Part of a data file:
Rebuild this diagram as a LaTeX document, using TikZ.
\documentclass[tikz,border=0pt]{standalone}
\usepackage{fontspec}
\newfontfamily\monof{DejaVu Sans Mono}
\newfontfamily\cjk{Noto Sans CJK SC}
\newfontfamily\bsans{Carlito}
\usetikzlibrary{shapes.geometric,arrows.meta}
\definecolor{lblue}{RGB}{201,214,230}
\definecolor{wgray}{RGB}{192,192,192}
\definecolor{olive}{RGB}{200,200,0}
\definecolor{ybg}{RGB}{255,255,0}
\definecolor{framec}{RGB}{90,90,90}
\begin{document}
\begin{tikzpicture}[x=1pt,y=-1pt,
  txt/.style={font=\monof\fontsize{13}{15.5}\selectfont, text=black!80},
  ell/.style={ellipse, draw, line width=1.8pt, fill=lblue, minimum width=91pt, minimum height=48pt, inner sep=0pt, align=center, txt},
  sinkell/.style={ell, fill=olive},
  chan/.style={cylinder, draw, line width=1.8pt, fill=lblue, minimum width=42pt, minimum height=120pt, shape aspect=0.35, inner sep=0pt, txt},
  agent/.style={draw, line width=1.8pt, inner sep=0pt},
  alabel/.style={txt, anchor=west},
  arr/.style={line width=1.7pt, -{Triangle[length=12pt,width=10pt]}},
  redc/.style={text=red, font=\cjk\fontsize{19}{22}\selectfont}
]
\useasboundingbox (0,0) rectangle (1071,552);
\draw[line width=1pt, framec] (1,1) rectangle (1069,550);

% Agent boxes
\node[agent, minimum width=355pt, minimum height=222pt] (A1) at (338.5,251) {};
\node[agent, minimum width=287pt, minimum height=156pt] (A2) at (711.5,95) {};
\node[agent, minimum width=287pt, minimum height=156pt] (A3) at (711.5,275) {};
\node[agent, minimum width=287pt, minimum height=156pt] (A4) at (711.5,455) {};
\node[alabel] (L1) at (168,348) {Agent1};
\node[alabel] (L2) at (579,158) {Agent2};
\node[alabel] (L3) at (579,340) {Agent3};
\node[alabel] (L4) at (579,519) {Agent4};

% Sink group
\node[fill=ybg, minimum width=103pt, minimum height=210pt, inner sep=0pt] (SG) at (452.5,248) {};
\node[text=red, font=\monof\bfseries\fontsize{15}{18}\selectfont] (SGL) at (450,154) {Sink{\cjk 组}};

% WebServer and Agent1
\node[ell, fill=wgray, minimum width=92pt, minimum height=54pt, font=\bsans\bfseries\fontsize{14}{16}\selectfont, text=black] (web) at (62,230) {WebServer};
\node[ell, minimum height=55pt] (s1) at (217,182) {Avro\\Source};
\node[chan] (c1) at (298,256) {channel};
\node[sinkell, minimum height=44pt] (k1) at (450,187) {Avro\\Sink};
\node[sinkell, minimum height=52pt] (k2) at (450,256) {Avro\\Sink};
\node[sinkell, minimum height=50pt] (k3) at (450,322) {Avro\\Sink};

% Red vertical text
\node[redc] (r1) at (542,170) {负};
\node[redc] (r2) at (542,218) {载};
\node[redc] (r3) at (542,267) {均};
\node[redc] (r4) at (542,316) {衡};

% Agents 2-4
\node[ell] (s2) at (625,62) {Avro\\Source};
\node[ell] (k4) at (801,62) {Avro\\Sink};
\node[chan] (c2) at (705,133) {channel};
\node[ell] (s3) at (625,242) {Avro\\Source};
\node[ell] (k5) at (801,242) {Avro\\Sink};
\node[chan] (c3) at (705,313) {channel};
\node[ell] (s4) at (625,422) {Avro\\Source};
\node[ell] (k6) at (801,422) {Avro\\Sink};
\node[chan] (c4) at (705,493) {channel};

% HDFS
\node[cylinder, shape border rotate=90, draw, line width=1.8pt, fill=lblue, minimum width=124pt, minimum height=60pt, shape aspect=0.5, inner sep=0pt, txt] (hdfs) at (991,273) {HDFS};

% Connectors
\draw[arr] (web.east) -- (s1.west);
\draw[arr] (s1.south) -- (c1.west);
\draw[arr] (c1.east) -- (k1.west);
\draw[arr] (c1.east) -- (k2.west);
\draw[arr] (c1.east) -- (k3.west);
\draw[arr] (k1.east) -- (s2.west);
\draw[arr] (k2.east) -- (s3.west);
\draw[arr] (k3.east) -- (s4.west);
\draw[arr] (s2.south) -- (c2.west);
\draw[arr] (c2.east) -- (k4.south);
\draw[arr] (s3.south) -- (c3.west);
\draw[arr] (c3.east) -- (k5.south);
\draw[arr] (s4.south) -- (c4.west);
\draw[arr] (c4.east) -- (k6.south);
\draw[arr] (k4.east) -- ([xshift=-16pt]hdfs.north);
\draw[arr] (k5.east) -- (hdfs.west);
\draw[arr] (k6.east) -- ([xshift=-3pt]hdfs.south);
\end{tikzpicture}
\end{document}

* * *

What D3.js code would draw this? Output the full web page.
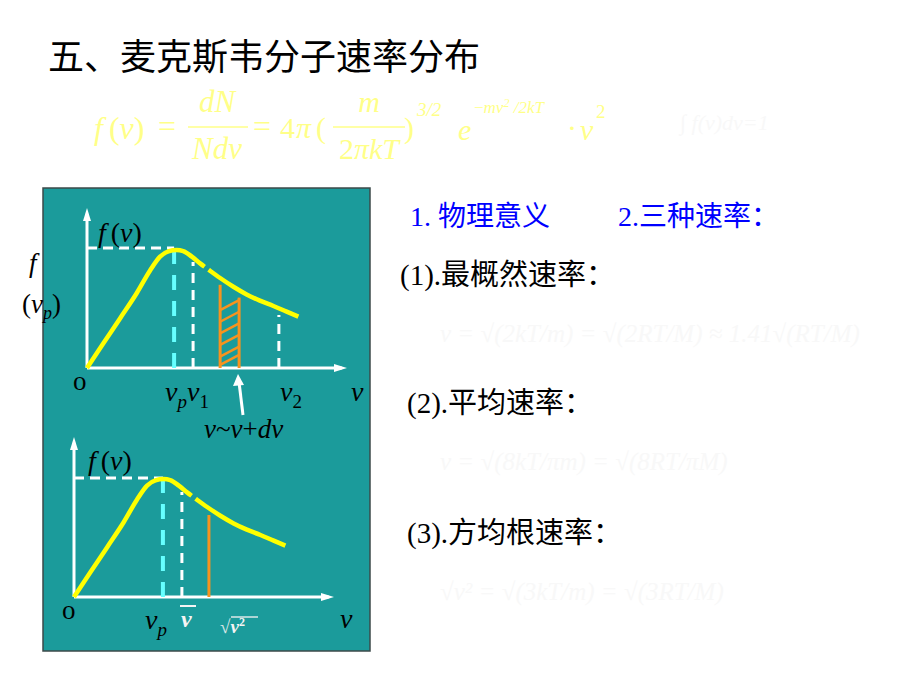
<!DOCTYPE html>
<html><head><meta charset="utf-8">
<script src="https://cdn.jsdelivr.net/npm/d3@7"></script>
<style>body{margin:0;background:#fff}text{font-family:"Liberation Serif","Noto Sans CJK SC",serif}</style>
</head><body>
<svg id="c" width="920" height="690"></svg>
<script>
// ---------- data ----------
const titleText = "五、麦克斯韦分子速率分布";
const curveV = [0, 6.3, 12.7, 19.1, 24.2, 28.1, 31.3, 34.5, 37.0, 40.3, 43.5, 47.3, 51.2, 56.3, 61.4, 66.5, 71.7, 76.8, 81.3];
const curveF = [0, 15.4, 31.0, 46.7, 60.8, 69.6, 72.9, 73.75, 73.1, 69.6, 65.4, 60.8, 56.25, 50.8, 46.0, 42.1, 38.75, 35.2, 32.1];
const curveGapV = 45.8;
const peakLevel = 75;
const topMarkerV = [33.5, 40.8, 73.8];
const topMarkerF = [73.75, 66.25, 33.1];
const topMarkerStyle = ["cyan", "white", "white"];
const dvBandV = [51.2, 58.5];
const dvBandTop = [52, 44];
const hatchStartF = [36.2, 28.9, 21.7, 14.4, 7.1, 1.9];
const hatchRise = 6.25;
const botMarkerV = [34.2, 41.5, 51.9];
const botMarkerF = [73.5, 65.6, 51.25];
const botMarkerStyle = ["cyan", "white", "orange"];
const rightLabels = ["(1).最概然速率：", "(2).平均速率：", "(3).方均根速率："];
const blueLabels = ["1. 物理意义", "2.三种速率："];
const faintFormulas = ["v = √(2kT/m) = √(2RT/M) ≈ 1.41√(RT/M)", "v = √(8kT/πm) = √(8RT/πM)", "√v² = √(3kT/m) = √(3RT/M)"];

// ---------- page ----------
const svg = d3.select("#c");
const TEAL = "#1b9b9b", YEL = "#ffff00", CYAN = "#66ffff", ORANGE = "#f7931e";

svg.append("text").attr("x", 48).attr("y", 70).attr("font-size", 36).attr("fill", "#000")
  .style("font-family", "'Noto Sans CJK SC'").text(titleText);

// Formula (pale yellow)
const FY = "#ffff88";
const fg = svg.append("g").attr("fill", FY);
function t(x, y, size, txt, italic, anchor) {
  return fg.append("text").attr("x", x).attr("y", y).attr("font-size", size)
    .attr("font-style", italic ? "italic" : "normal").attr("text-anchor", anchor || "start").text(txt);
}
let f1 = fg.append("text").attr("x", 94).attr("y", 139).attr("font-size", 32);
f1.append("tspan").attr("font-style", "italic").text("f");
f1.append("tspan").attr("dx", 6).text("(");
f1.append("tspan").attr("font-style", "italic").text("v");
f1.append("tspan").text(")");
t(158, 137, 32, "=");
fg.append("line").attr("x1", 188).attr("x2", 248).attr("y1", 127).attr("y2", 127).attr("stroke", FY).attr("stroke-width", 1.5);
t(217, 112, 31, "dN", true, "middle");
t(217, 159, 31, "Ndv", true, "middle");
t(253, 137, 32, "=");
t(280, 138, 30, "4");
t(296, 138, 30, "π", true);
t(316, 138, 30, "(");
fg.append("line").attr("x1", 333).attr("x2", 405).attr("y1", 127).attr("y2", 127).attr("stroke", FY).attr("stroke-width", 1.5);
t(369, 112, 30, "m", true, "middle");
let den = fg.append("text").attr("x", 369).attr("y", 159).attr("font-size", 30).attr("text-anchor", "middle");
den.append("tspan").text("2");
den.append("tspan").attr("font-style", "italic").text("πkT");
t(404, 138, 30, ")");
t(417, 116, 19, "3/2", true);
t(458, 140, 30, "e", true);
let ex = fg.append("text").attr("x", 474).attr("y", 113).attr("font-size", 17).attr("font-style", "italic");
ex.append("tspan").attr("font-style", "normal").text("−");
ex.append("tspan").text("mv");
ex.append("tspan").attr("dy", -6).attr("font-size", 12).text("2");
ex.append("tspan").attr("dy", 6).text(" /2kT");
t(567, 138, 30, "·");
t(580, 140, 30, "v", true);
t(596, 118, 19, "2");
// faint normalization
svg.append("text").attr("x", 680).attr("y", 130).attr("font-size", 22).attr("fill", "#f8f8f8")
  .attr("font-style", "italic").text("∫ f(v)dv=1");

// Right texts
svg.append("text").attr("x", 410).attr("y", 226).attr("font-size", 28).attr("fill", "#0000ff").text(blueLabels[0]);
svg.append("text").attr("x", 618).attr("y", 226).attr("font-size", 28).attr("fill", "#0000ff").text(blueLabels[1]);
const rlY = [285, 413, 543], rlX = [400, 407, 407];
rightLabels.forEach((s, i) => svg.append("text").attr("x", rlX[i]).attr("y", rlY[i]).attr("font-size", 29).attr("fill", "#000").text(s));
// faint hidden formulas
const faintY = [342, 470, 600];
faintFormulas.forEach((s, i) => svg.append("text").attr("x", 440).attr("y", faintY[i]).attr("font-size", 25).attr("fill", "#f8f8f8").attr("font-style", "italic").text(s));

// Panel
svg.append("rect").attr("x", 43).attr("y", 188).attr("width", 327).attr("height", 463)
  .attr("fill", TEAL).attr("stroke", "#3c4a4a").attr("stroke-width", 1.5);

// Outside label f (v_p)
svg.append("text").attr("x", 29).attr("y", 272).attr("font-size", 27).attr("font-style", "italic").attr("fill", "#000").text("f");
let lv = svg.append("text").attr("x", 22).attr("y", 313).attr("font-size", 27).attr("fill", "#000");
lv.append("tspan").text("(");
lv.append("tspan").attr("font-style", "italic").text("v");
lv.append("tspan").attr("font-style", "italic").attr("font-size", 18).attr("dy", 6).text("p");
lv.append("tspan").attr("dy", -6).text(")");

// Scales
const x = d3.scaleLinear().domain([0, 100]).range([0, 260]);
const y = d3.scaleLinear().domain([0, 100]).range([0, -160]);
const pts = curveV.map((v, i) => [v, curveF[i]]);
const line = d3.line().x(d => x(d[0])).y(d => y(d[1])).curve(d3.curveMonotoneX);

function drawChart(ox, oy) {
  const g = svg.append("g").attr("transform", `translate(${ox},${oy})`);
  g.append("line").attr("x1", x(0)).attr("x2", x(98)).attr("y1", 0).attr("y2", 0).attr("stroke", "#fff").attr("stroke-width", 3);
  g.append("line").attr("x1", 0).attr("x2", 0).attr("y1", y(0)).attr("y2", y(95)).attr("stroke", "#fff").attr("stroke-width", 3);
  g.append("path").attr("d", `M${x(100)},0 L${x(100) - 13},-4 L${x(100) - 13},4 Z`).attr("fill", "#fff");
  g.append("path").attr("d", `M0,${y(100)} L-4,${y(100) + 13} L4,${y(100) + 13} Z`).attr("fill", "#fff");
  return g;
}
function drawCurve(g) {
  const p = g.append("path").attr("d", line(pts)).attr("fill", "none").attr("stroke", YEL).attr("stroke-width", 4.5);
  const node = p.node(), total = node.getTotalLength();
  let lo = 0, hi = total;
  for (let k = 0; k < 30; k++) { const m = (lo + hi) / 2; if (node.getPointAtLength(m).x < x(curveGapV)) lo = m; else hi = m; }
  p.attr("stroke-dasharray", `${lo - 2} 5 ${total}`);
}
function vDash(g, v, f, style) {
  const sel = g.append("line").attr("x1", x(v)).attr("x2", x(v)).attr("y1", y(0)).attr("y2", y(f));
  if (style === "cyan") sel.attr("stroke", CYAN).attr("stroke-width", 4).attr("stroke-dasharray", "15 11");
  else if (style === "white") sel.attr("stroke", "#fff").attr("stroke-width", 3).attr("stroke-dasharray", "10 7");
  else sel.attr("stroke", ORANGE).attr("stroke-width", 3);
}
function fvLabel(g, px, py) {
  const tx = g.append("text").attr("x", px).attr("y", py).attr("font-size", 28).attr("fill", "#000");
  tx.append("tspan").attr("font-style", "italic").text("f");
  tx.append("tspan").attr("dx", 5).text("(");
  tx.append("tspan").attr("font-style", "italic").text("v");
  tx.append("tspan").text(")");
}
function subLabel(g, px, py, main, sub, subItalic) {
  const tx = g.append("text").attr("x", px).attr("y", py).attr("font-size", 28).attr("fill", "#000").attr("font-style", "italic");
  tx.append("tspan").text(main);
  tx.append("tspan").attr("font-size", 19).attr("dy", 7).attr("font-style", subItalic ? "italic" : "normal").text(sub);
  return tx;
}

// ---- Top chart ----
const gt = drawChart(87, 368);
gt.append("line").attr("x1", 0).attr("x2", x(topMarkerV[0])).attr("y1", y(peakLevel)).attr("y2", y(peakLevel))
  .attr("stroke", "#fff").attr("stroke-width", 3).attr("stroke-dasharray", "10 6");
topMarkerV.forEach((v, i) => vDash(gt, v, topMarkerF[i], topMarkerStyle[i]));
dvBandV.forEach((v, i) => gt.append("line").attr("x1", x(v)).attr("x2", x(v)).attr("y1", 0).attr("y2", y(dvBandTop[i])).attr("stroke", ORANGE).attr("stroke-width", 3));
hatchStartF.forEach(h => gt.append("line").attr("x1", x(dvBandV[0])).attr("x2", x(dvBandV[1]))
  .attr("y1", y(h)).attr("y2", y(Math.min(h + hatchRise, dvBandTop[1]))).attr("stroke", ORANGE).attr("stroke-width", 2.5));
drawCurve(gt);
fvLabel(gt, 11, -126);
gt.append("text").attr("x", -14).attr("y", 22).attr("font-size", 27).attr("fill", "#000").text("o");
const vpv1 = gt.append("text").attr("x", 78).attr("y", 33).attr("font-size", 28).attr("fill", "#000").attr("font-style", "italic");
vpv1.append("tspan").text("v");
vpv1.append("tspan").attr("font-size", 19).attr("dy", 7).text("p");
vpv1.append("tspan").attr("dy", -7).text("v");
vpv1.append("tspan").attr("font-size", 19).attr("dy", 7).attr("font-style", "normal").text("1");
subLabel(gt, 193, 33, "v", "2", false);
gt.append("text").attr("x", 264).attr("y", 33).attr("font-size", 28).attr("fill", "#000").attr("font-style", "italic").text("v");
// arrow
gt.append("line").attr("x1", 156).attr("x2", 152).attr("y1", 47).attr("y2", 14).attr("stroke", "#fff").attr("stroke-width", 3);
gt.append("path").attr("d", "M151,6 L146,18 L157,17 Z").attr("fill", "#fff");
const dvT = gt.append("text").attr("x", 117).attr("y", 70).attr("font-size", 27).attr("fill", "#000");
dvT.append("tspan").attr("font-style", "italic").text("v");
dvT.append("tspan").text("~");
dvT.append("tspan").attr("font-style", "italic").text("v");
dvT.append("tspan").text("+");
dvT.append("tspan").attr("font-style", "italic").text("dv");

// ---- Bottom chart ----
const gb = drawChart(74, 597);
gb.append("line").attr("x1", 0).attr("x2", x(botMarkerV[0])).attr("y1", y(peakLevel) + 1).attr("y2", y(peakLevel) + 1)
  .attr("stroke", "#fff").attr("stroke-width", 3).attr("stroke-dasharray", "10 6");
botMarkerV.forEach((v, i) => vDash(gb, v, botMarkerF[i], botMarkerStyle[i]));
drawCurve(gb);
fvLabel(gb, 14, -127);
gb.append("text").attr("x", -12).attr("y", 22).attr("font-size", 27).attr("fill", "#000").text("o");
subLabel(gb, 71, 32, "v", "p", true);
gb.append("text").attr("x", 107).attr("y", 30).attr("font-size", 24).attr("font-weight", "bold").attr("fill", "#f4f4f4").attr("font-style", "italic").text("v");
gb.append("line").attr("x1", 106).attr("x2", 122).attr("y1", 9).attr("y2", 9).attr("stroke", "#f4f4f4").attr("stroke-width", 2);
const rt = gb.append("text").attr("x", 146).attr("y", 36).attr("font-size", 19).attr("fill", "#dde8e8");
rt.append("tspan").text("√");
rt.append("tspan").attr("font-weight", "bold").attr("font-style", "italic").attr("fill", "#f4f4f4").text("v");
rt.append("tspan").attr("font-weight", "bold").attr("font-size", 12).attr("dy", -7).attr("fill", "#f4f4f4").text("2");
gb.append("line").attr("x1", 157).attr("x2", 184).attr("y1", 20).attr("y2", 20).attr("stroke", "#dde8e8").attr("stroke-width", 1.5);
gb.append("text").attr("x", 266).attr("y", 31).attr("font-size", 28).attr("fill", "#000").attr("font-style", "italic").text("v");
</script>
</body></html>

Task instructions:
Extract the lines from the line with "Rebuild this diagram" through the line with "(1,1) rectangle (1069,550);". Keep both of those lines, copy everything exactly, and add nothing.

Full output:
Rebuild this diagram as a LaTeX document, using TikZ.
\documentclass[tikz,border=0pt]{standalone}
\usepackage{fontspec}
\newfontfamily\monof{DejaVu Sans Mono}
\newfontfamily\cjk{Noto Sans CJK SC}
\newfontfamily\bsans{Carlito}
\usetikzlibrary{shapes.geometric,arrows.meta}
\definecolor{lblue}{RGB}{201,214,230}
\definecolor{wgray}{RGB}{192,192,192}
\definecolor{olive}{RGB}{200,200,0}
\definecolor{ybg}{RGB}{255,255,0}
\definecolor{framec}{RGB}{90,90,90}
\begin{document}
\begin{tikzpicture}[x=1pt,y=-1pt,
  txt/.style={font=\monof\fontsize{13}{15.5}\selectfont, text=black!80},
  ell/.style={ellipse, draw, line width=1.8pt, fill=lblue, minimum width=91pt, minimum height=48pt, inner sep=0pt, align=center, txt},
  sinkell/.style={ell, fill=olive},
  chan/.style={cylinder, draw, line width=1.8pt, fill=lblue, minimum width=42pt, minimum height=120pt, shape aspect=0.35, inner sep=0pt, txt},
  agent/.style={draw, line width=1.8pt, inner sep=0pt},
  alabel/.style={txt, anchor=west},
  arr/.style={line width=1.7pt, -{Triangle[length=12pt,width=10pt]}},
  redc/.style={text=red, font=\cjk\fontsize{19}{22}\selectfont}
]
\useasboundingbox (0,0) rectangle (1071,552);
\draw[line width=1pt, framec] (1,1) rectangle (1069,550);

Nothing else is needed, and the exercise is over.